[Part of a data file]
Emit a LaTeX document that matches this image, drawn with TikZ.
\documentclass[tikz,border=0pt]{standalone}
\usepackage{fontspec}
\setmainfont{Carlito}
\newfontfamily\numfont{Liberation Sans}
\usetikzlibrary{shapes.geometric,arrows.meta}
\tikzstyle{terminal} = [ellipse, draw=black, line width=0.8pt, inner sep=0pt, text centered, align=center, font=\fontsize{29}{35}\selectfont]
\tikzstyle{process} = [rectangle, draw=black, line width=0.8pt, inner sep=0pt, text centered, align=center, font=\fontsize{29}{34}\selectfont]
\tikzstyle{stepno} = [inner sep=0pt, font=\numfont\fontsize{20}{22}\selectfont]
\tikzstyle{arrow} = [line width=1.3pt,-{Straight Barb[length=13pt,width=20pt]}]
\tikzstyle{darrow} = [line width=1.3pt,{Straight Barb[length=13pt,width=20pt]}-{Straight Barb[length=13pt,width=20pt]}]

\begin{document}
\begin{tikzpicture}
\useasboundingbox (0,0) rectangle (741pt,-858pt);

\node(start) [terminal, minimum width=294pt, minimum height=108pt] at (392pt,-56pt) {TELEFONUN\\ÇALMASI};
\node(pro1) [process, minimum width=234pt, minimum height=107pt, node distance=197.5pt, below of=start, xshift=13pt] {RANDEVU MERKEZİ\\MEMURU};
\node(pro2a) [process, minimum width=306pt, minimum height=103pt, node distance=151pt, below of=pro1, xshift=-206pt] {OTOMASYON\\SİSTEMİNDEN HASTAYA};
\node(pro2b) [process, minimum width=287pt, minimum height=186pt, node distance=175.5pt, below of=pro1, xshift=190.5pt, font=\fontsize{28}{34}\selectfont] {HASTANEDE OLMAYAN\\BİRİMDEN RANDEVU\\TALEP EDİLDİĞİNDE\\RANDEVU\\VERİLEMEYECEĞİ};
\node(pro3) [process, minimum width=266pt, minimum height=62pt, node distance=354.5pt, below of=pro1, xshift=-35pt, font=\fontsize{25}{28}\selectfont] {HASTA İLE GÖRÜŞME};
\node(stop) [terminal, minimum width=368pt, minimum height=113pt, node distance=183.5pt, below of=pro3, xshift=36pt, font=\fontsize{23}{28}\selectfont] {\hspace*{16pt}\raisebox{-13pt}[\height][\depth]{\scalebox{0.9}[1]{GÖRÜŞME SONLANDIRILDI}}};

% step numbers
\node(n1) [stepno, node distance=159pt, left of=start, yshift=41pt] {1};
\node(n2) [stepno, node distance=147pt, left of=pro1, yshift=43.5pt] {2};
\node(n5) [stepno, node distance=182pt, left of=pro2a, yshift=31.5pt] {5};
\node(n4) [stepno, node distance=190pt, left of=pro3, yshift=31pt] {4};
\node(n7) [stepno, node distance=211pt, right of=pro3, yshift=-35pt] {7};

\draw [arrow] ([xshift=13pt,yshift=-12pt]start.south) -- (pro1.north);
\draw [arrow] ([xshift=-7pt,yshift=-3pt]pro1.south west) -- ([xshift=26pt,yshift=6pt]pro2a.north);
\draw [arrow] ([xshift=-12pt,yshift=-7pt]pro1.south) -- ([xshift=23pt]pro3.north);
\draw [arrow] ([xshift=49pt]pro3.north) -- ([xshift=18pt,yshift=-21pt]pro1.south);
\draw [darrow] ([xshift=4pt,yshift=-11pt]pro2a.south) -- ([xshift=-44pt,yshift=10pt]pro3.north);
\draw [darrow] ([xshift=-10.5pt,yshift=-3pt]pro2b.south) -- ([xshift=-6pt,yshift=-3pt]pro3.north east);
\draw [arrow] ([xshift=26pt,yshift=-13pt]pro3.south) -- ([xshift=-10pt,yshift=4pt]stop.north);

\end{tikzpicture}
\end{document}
==
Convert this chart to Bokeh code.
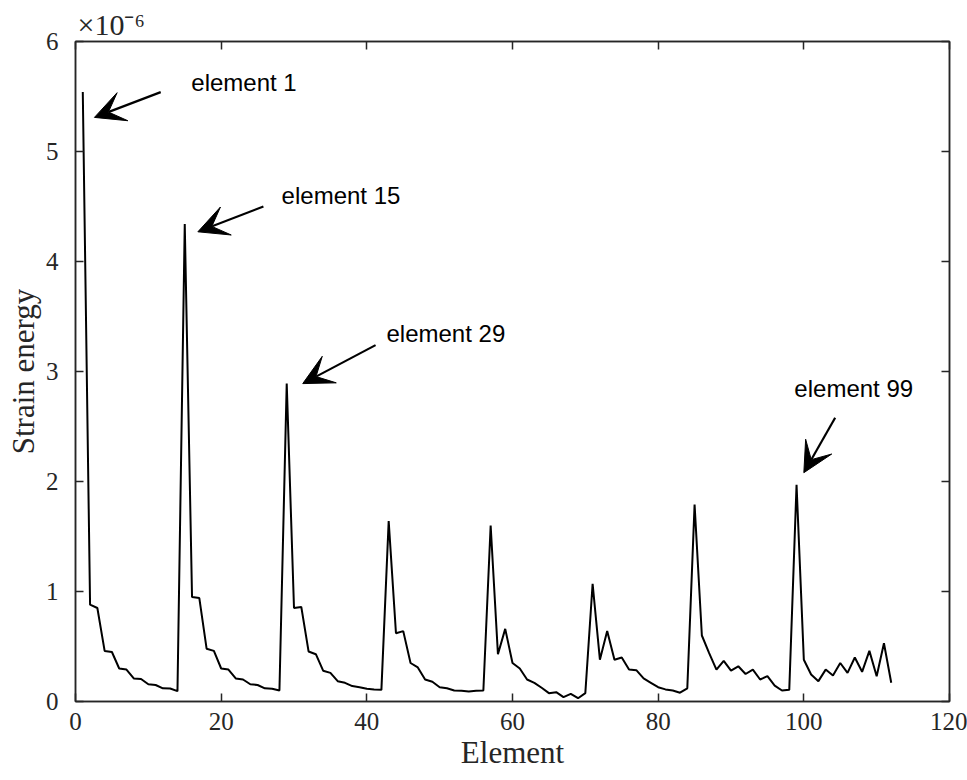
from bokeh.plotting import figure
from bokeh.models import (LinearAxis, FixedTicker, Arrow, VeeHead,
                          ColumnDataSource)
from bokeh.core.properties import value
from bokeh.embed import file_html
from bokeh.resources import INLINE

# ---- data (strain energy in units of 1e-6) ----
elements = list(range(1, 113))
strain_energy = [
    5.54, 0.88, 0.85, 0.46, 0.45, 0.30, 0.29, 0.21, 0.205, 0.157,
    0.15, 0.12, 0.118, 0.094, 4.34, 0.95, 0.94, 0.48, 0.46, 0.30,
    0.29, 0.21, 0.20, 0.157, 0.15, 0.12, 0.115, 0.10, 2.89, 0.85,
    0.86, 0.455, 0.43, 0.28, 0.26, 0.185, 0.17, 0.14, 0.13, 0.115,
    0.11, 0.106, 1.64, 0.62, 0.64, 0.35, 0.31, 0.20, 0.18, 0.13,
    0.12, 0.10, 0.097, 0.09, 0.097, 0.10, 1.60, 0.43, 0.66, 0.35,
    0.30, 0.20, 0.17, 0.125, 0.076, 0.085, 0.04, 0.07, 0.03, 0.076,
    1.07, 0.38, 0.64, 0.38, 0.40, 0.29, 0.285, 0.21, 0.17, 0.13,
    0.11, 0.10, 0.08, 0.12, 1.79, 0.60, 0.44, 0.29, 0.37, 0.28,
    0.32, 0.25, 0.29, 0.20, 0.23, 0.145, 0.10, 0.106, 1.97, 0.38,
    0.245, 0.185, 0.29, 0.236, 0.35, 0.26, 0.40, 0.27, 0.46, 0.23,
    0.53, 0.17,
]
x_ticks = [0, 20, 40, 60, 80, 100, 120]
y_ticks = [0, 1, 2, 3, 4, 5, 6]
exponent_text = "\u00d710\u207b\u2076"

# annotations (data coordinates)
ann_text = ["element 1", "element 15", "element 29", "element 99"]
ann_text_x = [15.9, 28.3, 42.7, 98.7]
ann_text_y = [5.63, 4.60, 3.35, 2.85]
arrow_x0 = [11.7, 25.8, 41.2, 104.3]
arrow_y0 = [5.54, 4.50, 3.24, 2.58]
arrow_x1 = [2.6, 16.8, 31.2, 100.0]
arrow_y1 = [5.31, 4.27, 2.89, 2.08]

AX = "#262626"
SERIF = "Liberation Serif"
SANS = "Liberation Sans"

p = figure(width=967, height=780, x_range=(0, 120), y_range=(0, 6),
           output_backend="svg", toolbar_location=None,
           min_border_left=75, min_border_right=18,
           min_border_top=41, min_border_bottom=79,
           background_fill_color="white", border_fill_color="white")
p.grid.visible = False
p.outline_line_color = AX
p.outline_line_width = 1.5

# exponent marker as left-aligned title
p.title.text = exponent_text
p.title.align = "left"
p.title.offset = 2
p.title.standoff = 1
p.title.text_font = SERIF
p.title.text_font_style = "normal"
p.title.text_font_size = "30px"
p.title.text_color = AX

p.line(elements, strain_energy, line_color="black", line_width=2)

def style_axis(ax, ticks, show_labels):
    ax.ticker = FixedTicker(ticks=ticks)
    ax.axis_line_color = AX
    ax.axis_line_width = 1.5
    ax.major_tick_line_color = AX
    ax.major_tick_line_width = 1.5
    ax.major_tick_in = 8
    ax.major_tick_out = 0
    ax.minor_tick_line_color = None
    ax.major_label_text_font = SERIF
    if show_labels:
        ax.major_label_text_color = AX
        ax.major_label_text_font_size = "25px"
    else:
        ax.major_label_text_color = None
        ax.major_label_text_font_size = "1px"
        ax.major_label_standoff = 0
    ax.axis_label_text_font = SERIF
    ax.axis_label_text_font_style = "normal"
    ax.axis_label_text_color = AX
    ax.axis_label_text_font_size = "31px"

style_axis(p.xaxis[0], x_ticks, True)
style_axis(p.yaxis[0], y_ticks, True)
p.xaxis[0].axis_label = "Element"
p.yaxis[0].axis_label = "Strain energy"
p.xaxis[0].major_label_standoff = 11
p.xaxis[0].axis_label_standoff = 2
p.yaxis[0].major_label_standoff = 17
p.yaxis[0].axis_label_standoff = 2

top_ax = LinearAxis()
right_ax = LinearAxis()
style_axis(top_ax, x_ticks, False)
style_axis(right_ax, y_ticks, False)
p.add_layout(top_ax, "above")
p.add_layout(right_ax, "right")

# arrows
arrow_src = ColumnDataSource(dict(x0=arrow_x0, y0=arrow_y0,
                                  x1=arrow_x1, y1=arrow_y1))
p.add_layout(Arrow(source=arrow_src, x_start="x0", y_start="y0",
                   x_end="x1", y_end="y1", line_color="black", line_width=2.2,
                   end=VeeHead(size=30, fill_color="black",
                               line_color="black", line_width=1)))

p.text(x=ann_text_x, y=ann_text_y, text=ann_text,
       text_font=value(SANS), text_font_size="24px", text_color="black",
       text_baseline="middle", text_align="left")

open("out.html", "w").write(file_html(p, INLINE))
* * *
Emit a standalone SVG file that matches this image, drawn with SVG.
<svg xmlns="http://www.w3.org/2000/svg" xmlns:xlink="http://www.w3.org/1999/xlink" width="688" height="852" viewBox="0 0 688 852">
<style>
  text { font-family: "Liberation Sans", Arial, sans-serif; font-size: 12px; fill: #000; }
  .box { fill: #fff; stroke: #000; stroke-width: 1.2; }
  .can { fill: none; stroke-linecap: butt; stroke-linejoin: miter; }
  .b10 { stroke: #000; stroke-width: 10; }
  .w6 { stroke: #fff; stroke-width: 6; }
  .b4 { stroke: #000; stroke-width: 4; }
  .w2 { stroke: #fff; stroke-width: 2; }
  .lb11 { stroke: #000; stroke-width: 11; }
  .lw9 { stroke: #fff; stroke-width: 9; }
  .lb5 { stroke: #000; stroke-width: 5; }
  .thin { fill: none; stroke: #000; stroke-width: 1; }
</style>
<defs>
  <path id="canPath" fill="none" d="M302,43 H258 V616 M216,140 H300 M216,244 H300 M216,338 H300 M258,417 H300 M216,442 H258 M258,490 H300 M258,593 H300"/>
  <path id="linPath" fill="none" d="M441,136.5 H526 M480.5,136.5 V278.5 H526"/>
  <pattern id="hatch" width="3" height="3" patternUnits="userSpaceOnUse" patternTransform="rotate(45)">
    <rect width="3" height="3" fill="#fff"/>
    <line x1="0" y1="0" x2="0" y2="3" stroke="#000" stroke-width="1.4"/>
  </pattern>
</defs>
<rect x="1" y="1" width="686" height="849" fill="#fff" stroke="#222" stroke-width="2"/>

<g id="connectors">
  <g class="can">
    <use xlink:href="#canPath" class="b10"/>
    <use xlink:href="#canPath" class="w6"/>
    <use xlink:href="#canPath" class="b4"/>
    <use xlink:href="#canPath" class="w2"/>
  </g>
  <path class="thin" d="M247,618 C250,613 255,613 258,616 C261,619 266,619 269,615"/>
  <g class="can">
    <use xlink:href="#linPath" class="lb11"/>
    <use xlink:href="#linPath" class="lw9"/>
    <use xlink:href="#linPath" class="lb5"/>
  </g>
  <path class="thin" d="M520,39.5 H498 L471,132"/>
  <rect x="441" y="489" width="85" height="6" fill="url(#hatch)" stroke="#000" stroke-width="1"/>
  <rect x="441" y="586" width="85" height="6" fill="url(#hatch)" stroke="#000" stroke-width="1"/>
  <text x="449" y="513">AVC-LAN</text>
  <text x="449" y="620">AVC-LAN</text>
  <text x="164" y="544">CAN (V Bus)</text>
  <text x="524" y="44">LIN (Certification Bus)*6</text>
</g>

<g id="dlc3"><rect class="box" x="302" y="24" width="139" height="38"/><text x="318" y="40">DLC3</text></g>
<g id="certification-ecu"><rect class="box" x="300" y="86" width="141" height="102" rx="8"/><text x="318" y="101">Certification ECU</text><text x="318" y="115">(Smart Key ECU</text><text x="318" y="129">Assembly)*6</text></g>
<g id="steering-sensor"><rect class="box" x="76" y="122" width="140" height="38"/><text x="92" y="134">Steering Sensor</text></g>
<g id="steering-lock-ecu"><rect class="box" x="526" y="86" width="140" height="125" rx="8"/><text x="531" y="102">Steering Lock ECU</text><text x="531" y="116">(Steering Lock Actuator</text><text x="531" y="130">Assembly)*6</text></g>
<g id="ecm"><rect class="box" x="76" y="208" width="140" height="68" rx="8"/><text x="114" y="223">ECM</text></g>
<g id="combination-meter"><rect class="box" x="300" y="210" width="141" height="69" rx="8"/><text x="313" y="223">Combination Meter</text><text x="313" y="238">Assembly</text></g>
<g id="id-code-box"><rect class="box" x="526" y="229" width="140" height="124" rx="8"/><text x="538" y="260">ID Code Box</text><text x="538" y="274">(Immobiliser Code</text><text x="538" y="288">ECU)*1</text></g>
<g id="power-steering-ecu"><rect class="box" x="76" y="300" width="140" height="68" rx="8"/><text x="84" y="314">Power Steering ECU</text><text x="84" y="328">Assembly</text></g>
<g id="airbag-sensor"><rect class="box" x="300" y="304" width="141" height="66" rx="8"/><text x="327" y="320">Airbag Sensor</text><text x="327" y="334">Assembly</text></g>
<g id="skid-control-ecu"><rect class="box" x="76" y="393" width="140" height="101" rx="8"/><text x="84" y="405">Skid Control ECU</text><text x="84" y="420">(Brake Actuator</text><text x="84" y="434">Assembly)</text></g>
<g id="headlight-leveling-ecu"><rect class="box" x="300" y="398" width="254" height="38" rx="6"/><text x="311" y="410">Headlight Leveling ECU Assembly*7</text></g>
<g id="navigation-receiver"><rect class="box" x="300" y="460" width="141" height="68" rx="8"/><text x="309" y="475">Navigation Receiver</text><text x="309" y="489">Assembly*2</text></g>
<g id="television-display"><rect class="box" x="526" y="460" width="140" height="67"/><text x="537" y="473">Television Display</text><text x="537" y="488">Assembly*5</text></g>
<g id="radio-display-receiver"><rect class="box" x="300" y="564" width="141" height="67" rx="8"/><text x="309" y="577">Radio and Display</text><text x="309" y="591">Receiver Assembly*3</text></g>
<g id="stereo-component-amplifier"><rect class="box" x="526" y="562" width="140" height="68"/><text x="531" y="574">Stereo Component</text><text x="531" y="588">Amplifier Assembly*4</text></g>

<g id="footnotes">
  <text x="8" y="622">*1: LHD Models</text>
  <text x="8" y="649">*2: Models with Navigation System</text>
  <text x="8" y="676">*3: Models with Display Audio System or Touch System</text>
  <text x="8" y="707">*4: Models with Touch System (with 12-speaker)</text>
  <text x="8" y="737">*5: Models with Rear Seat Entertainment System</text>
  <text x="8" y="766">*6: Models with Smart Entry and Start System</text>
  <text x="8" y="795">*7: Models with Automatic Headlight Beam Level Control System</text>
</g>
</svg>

- _WHAT THE TASK REQUIRES_: Give only the lines from the one with "Convert this chart to Bokeh code." to the one with "from bokeh.resources import INLINE", both included, again and exactly; leave the images out.

- _TASK ANSWER_:
Convert this chart to Bokeh code.
from bokeh.plotting import figure
from bokeh.models import (LinearAxis, FixedTicker, Arrow, VeeHead,
                          ColumnDataSource)
from bokeh.core.properties import value
from bokeh.embed import file_html
from bokeh.resources import INLINE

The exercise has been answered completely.